SET TASK: Repeat exactly, and only, the lines from the one that contains "Clone this chart in D3.js." through the one that contains "height = H - margin.top - margin.bottom;", both ends included.

BEGIN TASK DATA

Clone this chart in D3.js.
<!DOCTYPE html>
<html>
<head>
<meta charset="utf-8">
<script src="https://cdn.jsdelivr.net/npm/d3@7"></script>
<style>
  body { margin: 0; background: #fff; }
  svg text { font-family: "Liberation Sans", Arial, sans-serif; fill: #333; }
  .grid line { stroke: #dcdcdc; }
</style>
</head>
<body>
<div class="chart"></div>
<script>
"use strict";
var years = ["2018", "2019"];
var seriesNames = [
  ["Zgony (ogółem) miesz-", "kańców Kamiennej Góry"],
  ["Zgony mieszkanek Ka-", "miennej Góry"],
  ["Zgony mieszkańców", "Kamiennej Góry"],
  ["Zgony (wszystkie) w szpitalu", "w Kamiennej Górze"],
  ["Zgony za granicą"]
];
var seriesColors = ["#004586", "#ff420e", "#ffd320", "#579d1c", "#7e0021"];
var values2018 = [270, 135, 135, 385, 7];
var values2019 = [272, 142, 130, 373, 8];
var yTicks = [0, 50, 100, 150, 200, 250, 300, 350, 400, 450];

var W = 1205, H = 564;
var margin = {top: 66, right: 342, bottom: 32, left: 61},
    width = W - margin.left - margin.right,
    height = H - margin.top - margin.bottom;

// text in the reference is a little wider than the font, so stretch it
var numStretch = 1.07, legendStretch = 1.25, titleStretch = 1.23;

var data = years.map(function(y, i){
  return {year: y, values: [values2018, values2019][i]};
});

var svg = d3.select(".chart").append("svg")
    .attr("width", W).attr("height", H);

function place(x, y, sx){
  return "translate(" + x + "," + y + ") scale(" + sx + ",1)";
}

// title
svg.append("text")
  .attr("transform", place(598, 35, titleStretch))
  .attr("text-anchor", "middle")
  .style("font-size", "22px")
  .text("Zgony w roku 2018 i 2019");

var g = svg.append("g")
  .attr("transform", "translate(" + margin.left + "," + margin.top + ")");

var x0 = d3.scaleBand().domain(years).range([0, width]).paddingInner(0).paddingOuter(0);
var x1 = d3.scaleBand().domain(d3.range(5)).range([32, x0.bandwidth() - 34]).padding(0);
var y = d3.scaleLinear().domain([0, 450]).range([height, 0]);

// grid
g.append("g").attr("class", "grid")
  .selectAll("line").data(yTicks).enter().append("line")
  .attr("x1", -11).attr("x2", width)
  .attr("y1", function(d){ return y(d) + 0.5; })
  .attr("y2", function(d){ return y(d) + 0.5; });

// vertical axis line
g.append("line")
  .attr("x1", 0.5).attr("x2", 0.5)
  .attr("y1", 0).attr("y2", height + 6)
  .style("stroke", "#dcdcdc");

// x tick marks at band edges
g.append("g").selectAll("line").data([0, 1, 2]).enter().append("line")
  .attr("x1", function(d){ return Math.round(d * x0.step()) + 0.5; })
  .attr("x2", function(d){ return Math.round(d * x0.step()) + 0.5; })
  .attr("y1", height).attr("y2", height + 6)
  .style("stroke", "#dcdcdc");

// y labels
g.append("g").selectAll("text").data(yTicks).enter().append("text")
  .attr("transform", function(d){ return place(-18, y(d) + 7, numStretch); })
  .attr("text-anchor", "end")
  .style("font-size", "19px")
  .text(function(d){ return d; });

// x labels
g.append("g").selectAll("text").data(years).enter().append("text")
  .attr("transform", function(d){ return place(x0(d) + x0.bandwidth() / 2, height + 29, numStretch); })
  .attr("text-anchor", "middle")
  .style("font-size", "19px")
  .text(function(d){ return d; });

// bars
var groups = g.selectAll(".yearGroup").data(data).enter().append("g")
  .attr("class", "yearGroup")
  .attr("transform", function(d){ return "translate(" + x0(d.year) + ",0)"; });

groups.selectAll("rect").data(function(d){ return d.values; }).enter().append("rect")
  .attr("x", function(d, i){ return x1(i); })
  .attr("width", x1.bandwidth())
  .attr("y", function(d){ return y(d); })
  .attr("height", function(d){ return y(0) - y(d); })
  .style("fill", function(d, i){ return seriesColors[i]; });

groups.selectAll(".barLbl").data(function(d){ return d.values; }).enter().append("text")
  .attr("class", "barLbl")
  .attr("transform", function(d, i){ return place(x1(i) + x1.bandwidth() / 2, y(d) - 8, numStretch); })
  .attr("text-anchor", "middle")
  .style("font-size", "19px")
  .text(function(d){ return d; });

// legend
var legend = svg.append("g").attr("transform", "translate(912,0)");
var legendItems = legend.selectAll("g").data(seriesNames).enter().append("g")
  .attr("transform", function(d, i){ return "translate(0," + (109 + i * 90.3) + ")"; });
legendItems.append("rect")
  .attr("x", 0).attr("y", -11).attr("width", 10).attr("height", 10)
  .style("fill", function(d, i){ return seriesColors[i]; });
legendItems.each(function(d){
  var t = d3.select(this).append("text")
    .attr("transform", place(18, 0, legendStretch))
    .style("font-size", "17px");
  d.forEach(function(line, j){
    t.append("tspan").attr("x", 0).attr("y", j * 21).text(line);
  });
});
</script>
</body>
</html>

END TASK DATA
BEGIN TASK DATA

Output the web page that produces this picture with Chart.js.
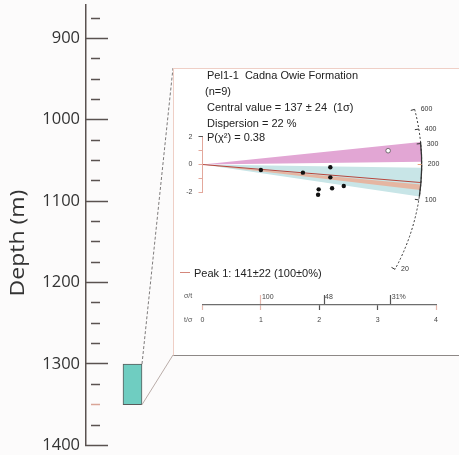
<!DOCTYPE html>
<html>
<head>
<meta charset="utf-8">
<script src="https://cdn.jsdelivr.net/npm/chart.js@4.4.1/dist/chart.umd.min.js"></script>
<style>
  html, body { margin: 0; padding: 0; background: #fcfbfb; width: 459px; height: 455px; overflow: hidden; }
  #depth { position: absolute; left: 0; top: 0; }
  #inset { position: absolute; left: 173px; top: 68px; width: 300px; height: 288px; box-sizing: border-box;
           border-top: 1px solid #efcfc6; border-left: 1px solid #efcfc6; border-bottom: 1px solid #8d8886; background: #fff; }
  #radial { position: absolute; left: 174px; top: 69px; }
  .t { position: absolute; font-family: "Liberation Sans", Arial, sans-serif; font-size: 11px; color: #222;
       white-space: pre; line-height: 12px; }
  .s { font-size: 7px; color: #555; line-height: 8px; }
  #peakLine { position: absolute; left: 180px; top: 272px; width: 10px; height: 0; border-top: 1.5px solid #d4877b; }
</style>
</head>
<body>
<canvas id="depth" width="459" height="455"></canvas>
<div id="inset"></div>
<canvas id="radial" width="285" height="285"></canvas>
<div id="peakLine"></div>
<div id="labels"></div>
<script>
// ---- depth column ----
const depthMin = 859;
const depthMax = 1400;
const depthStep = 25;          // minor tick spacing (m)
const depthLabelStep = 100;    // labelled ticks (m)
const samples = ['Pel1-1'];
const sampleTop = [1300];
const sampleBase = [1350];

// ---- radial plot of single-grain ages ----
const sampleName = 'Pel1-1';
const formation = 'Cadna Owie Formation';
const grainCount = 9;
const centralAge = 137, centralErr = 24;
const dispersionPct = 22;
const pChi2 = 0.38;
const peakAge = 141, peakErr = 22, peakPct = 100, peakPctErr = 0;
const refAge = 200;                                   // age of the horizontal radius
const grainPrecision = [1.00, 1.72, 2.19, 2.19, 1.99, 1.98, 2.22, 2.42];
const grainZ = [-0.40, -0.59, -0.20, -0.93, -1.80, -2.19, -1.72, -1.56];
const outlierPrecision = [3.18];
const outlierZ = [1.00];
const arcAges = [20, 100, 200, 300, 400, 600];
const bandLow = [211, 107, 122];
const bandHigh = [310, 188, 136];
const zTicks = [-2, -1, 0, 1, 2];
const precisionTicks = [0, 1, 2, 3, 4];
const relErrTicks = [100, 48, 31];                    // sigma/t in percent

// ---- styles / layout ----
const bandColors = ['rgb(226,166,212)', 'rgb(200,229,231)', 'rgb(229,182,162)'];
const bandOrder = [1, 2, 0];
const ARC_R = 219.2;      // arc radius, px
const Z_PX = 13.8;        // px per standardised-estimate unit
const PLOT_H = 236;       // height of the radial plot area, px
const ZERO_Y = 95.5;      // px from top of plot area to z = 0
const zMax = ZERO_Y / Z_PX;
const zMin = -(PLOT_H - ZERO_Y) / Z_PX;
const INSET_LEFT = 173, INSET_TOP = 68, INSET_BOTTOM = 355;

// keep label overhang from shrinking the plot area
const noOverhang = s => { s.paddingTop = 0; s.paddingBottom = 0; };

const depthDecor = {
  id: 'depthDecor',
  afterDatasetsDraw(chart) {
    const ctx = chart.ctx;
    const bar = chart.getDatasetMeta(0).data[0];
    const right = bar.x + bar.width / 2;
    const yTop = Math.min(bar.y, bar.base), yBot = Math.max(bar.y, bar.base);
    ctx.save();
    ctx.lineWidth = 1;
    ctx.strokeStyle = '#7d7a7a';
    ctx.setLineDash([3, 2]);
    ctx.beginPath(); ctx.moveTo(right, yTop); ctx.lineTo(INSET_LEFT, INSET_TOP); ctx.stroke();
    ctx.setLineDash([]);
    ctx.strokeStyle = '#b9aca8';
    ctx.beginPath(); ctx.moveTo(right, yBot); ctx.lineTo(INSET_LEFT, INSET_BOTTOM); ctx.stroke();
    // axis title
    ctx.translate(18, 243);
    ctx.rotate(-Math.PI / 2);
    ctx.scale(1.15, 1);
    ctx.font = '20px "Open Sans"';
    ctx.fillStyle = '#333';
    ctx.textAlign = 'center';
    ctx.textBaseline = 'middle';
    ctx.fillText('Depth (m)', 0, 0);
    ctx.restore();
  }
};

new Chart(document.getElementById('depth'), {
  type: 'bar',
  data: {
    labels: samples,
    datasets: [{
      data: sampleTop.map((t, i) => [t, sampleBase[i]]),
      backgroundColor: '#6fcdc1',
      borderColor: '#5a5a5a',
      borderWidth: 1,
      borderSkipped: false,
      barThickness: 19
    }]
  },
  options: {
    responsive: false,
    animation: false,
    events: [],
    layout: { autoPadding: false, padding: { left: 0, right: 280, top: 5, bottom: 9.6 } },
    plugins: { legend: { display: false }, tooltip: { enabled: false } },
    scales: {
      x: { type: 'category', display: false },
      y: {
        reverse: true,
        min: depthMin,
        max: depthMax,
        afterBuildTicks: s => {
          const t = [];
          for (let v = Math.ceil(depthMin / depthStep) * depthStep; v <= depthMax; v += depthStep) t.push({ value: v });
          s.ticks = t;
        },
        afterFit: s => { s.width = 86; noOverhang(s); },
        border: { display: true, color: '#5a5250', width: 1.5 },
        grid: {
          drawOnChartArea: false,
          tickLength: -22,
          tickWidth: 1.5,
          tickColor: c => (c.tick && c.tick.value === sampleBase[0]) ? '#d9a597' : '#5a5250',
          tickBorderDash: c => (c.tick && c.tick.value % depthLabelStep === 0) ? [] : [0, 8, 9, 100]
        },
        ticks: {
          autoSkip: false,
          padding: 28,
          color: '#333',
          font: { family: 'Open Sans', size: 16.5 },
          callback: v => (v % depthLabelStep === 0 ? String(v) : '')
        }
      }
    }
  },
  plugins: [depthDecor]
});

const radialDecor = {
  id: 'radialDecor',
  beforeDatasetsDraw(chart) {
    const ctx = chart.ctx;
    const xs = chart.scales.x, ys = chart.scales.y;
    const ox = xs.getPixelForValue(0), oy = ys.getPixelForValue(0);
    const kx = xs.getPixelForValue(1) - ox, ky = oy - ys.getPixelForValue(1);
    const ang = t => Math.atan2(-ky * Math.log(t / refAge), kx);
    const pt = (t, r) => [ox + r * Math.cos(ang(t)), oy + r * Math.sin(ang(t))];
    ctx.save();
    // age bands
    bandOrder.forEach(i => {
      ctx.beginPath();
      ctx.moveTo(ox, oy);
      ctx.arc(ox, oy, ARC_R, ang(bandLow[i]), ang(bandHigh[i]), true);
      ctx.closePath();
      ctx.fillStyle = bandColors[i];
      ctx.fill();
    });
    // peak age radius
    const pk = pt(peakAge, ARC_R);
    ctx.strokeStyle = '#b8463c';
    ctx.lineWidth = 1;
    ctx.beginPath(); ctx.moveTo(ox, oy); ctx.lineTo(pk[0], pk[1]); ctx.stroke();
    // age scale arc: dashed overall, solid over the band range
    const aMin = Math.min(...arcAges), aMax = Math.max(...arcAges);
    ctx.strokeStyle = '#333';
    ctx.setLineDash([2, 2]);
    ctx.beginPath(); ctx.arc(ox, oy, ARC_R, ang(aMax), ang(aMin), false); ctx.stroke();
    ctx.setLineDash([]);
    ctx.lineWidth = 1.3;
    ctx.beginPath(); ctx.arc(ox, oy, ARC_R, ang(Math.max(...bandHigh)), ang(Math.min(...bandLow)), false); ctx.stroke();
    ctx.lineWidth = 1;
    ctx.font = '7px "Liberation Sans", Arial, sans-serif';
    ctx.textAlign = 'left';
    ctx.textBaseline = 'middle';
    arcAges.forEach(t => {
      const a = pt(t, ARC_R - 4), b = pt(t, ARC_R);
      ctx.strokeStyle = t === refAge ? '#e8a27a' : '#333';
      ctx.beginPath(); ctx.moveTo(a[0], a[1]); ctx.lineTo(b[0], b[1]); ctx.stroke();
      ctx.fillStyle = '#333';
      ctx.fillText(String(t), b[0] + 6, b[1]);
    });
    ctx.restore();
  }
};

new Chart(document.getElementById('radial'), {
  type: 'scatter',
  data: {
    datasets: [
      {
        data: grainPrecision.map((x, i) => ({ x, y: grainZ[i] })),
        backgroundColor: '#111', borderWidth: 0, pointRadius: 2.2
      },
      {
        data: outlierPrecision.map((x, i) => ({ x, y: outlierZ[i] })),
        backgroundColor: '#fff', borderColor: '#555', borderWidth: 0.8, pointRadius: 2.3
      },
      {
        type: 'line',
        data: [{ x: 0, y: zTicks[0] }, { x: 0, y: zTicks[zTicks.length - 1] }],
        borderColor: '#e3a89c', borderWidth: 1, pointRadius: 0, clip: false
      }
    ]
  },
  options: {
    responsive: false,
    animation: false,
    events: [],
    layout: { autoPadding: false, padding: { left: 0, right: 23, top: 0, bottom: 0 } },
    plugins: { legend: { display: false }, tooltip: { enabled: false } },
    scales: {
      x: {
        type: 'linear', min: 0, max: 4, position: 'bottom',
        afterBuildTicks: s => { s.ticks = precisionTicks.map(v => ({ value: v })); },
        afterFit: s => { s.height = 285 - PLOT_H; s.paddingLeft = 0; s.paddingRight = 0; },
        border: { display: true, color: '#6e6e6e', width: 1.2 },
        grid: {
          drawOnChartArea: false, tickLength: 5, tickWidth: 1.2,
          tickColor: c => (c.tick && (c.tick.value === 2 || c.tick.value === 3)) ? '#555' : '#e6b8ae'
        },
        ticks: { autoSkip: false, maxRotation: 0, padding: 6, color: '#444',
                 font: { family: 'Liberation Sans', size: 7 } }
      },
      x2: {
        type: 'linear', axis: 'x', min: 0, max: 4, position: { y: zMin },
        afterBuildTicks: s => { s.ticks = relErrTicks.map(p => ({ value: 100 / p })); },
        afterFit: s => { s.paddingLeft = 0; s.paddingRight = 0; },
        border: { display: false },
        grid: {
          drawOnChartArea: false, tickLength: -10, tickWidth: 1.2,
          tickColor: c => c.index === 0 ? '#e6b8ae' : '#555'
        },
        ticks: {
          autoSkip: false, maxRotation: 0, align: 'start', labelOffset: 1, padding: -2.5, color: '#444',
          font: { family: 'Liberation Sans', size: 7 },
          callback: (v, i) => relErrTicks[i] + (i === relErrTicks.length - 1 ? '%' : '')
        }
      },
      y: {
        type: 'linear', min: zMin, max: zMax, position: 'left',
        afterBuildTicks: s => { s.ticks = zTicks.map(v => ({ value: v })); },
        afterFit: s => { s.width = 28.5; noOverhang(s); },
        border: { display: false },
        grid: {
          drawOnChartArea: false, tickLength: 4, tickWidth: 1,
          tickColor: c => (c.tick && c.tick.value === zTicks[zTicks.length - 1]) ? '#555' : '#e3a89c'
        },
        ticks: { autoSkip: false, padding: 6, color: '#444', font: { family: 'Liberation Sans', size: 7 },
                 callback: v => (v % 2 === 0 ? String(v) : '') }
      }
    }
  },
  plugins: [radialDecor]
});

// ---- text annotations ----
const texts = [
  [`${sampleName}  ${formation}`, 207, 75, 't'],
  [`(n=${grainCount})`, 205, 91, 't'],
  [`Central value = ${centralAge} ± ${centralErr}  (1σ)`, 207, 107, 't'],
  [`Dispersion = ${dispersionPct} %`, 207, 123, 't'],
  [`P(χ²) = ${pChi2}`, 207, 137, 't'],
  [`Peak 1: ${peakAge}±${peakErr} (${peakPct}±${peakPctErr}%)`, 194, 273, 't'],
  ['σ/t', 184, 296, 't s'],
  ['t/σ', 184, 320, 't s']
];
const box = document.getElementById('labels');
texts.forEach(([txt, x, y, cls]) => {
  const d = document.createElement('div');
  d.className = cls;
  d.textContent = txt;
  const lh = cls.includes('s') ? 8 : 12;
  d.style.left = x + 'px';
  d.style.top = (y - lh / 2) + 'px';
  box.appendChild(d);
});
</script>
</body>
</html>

END TASK DATA

WORKED SOLUTION:
Clone this chart in D3.js.
<!DOCTYPE html>
<html>
<head>
<meta charset="utf-8">
<script src="https://cdn.jsdelivr.net/npm/d3@7"></script>
<style>
  body { margin: 0; background: #fff; }
  svg text { font-family: "Liberation Sans", Arial, sans-serif; fill: #333; }
  .grid line { stroke: #dcdcdc; }
</style>
</head>
<body>
<div class="chart"></div>
<script>
"use strict";
var years = ["2018", "2019"];
var seriesNames = [
  ["Zgony (ogółem) miesz-", "kańców Kamiennej Góry"],
  ["Zgony mieszkanek Ka-", "miennej Góry"],
  ["Zgony mieszkańców", "Kamiennej Góry"],
  ["Zgony (wszystkie) w szpitalu", "w Kamiennej Górze"],
  ["Zgony za granicą"]
];
var seriesColors = ["#004586", "#ff420e", "#ffd320", "#579d1c", "#7e0021"];
var values2018 = [270, 135, 135, 385, 7];
var values2019 = [272, 142, 130, 373, 8];
var yTicks = [0, 50, 100, 150, 200, 250, 300, 350, 400, 450];

var W = 1205, H = 564;
var margin = {top: 66, right: 342, bottom: 32, left: 61},
    width = W - margin.left - margin.right,
    height = H - margin.top - margin.bottom;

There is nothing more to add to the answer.